If he'd been as good with the discus as he was with the shoe, he might have tried to try break his world record (unlike the French competitor, who merely broke his discus by throwing it so hard that when it hit the net frame it split in two).

Here's the start of the 4x400m heat with the British team running:

This is where the vocal support was so strong that it felt like it was a substance. As I said yesterday, it was absolutely incredible. I down't know what the non-British supporters would have thought, but it would have scared the willies out of me to be in a crowd that partisan for a country of which I wasn't a citizen.
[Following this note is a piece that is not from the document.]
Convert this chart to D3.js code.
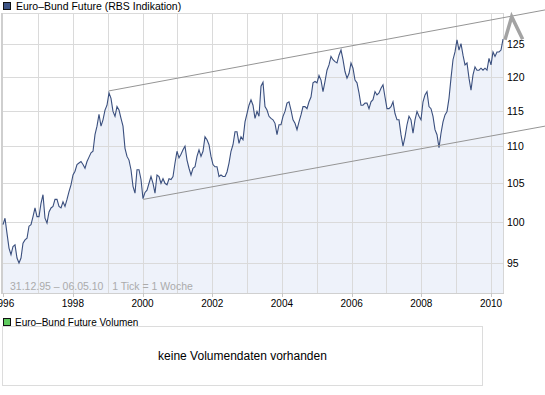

Speaking of which, I think this guy was the coach of the Dutch decathlete:

He just has that Dutch look about him.

After the morning session ended, the crowd thinned out a bit because all there was from about 11:55 until 4:05 was the not exactly riveting pole vault section of the decathlon (at which the Dutch athlete excelled, which is just as well because he sucked so badly at the discus he fouled on all three of his throws). A lot of people were in queues for food, of course, and several hundred left their seats at our end to go round to the end where the action was taking place (although they weren't allowed to sit in the empty seats there, which was a shame). The aware of most vocal supporter had to go to this young woman, though:

Every time the Canadian competitor, Damian Warner, got ready for his vault, she screamed at the top of her voice. Half the stadium could hear her. She was doing very well at getting the non-Canadian people to join in around her, too, until Warner crashed out. He's only 22, though, and came fifth; he should be able to do better at the next games in Rio. I hope this supporter makes it there, too, because she was great! Such a shame that Warner was 120m away at the other end of the stadium.

Proud?

What is there anything to be proud about here?

These were popular people:

I wish someone had come round selling suntan lotion, though...

There were lots of crowds after the events finished, as people arrived ready for the later sessions:

Seconds after I took this, a mini-tornado whipped up. I thought it was some kind of fountain at first, until it moved across the road and through the crowds, pursued by an official camerman with a steadycam who happened to be nearby, but not quite nearby enough...

My wife wanted to go to the Olympic shop, but there was a queue to get into it:

All in all, they didn't really plan the retail experience on the park very well. The food stalls outside the main stadium were closed by the time we left, for example.

This one didn't close, however:

It's the world's biggest McDonald's, until the park closes and they take it down to make into boats or something.

These are the BBC studios, made out of freight containers:

There could have been someone famous up there for all we knew. Don't make the glass so smoky, BBC! We want to look at your presenters as if they were zoo animals.

These are braver men than I am:

It's all well and good until you want to visit the lavatory...

I saw some women dressed the same way:

The picture isn't so good because I had to be sneaky when I took it so that neither they nor my wife clobbered me.

My wife took this photo:

I don't suppose he gets to wear that suit very often, so has to make the best of it when he can.

See if you can spot me in this giant mirror:

Clue: I'm the one hiding his sun-ravaged face behind a camera.

Well this is one way to stop people from walking on the grass:

Is there an apostrophe missing there?

The countries in the Olympic village hang flags outside their rooms:

This block is the British one. You can tell because those other things they hang out say "TEAM GB".

Finally, here's The Queen's barge parked on the local river or canal or whatever it is:

I hope she has better luck getting home than we did. Our train was cancelled and the next one was 20 minutes later and full of commuters. I had to stand all the way to Chelmsford.


So that was the Olympics. I went, so you didn't have to.